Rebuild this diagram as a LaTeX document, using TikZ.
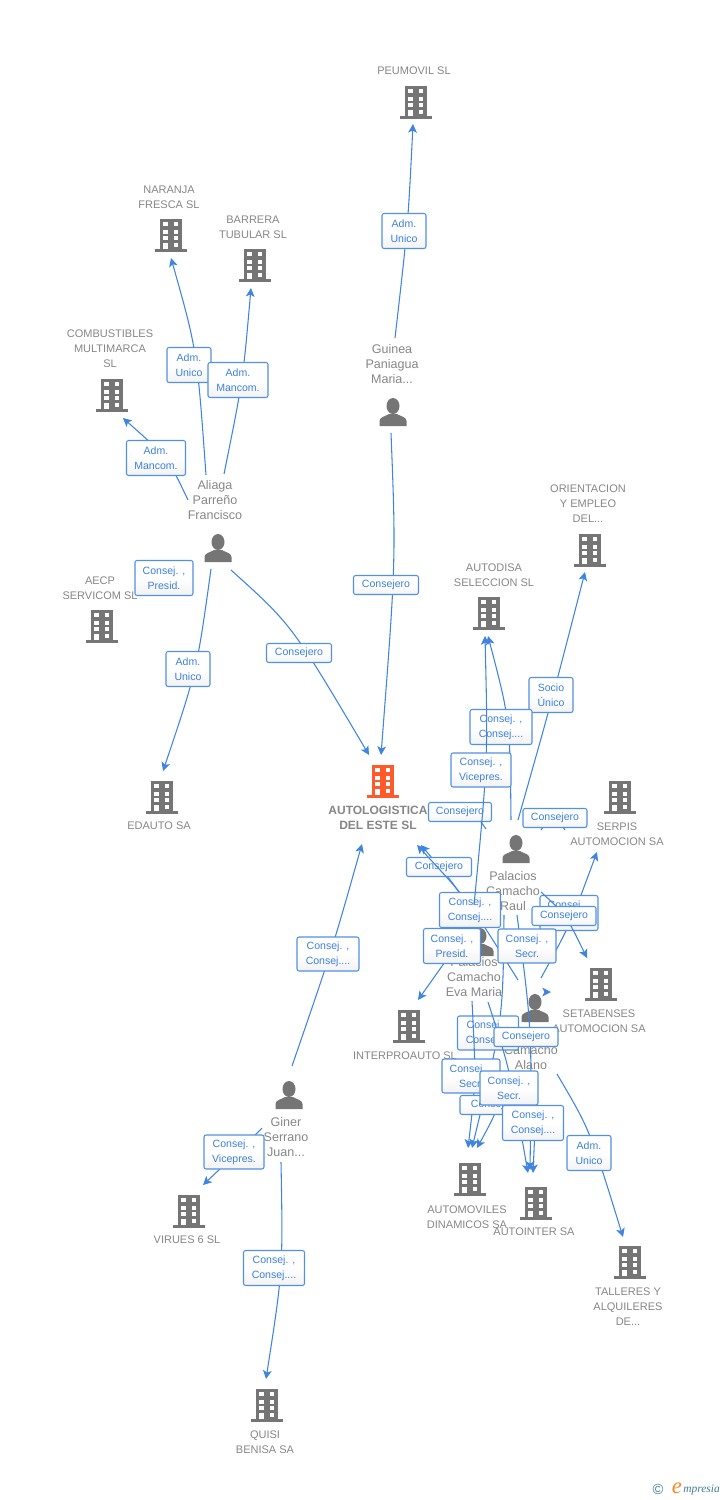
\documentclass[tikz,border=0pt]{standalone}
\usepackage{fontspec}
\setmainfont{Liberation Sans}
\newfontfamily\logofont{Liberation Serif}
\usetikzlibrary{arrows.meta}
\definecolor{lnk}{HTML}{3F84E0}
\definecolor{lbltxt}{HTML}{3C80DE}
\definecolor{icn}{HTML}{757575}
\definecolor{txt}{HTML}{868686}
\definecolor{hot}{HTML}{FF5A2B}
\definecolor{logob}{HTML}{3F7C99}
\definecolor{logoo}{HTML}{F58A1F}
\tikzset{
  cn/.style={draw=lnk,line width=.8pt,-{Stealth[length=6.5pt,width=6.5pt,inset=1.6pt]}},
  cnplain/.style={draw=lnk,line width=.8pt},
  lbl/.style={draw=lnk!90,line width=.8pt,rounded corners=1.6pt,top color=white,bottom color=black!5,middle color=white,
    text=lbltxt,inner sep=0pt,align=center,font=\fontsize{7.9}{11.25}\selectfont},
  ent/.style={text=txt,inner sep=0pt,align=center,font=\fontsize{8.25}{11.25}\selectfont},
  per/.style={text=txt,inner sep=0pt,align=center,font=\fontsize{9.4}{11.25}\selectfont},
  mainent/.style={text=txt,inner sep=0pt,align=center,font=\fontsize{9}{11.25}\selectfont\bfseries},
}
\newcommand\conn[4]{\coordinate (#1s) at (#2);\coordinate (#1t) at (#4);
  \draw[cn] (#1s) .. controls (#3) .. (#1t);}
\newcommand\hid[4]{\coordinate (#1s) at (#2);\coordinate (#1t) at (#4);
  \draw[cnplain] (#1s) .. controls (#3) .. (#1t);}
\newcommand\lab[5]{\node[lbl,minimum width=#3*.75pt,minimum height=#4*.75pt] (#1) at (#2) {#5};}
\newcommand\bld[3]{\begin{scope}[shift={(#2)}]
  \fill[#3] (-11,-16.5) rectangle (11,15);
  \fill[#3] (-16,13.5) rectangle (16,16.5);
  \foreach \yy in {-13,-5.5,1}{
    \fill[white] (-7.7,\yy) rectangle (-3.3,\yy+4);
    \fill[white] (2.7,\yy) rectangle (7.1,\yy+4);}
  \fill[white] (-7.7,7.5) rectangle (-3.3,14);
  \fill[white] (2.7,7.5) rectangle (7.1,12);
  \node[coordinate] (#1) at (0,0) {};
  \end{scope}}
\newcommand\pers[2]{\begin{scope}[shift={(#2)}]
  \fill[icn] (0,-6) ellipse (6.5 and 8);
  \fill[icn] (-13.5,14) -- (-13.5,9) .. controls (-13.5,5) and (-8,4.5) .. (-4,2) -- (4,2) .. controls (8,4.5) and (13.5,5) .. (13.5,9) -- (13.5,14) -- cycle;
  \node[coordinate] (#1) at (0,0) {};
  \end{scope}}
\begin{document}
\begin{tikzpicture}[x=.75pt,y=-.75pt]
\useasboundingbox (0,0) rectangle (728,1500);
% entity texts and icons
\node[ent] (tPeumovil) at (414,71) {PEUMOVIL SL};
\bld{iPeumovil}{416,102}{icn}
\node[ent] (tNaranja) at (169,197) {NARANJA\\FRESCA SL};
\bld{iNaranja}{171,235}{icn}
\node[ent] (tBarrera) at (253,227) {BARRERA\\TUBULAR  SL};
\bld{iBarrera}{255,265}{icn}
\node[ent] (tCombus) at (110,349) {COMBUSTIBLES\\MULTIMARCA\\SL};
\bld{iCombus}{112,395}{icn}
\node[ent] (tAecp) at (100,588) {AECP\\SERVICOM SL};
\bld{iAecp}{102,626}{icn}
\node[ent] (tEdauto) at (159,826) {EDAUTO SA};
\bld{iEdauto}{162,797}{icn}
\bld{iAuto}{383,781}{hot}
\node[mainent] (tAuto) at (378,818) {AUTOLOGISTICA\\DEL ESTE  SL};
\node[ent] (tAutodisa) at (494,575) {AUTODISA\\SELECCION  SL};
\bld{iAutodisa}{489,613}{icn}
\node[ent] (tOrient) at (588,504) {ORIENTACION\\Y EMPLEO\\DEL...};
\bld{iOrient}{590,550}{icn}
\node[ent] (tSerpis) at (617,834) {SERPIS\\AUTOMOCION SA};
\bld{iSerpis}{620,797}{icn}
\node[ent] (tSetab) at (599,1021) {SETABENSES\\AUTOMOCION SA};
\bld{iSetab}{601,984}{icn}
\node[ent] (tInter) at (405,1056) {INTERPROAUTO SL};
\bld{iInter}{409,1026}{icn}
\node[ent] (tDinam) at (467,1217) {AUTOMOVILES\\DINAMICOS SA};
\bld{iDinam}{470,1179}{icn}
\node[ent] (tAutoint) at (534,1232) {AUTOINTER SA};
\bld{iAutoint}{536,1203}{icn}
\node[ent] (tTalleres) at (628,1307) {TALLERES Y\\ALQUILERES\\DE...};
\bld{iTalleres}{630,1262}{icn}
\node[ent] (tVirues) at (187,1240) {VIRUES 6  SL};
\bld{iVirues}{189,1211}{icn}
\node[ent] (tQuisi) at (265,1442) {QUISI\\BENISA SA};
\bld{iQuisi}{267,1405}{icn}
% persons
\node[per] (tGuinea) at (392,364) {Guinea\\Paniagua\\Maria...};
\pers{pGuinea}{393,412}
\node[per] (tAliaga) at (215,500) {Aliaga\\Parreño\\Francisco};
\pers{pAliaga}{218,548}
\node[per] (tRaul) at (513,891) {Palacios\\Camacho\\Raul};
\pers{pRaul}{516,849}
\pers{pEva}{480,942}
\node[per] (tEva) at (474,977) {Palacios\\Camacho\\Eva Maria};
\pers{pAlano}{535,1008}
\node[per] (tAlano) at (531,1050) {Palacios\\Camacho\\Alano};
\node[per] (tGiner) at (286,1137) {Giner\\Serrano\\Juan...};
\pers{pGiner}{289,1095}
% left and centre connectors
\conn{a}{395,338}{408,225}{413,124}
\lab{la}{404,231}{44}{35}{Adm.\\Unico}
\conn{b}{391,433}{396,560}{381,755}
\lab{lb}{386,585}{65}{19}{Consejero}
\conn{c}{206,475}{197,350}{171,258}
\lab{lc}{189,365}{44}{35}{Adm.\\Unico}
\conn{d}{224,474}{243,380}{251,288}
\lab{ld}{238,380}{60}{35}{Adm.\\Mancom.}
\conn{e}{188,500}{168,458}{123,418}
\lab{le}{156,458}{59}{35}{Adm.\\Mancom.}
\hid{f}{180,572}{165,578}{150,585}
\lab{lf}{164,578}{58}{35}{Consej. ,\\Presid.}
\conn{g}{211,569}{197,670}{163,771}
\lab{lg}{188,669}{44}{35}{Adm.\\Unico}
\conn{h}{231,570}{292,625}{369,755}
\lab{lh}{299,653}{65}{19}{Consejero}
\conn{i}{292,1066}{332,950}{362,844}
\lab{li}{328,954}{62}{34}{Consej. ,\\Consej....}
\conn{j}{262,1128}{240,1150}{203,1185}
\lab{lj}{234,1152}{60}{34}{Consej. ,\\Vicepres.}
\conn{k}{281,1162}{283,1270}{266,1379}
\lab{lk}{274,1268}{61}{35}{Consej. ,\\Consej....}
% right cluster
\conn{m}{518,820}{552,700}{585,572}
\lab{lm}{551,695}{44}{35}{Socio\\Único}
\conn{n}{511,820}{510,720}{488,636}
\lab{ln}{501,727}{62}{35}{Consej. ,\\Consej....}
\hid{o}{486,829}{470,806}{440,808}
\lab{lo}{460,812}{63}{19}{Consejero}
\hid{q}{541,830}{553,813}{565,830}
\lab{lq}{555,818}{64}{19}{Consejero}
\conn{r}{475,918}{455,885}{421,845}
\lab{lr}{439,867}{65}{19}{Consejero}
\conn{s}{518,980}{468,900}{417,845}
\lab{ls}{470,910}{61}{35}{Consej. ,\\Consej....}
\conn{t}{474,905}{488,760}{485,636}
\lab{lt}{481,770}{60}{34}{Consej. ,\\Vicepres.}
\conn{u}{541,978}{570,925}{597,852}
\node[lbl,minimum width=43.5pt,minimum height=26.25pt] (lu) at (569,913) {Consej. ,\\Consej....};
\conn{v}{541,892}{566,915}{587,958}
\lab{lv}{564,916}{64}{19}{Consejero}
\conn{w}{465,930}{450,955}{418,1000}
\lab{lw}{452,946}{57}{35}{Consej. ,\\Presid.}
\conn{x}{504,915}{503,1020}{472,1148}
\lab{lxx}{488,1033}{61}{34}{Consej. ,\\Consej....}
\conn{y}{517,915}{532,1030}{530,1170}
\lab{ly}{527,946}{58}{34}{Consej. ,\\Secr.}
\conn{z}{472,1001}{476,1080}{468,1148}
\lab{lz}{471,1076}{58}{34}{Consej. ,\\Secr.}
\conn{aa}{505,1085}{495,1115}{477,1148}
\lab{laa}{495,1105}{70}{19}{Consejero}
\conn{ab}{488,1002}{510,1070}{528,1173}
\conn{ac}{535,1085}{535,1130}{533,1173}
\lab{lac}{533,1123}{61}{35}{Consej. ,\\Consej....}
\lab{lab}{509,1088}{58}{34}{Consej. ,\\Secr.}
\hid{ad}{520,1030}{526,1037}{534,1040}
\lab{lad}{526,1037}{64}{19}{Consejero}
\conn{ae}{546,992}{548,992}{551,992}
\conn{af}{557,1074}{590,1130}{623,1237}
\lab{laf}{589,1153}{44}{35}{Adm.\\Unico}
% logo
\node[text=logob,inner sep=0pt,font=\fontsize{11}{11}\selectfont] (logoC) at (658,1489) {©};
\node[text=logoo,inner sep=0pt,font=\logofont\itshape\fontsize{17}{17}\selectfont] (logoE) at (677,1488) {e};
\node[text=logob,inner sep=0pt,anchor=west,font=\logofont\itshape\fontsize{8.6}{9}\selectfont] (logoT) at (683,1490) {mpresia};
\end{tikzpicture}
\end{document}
==
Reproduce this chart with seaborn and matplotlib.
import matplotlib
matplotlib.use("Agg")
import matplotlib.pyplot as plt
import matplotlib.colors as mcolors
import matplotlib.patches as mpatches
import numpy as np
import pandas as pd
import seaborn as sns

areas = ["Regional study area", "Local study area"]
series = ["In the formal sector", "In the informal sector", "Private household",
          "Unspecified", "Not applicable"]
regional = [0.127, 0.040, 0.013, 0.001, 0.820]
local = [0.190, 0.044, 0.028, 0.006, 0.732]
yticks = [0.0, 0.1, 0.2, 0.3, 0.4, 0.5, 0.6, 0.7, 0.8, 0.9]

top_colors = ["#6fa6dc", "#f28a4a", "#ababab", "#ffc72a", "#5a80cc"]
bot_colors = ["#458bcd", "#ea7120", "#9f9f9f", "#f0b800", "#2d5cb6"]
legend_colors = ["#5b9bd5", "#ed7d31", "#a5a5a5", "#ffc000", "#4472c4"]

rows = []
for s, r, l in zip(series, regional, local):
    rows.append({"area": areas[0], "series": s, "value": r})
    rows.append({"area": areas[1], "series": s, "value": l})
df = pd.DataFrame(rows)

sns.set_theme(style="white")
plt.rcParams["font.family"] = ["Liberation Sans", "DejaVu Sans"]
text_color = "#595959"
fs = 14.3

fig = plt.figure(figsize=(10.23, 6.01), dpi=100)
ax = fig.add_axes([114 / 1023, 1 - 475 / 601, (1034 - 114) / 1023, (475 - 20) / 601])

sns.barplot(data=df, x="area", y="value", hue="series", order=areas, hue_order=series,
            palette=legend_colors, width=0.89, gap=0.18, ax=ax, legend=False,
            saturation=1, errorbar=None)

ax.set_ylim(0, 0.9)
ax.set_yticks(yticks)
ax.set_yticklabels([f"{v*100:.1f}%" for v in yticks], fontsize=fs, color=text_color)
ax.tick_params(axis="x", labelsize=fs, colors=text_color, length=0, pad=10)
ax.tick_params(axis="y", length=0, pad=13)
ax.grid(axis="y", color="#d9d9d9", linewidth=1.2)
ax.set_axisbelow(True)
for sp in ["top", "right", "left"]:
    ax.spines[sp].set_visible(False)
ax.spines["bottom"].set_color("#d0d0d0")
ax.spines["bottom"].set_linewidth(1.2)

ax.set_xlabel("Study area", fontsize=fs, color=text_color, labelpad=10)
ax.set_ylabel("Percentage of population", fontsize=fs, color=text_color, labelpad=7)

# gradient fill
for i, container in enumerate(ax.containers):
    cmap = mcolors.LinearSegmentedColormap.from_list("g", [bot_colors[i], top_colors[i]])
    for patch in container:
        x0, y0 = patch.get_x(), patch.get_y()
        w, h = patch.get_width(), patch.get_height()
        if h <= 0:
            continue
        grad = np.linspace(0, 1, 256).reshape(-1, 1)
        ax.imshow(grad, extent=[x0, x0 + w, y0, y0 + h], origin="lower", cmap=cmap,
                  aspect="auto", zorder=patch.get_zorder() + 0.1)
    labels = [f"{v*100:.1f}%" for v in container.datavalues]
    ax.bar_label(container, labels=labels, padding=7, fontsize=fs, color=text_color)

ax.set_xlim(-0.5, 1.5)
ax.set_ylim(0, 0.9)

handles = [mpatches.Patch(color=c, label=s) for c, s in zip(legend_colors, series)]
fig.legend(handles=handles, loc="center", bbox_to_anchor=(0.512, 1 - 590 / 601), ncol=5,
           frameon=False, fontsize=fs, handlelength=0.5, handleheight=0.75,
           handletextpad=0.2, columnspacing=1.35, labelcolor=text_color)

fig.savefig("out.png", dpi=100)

* **Written exercise**: Read the data above and count the lines that include "this". Answer only with the count.

* **Answer for the task**: 2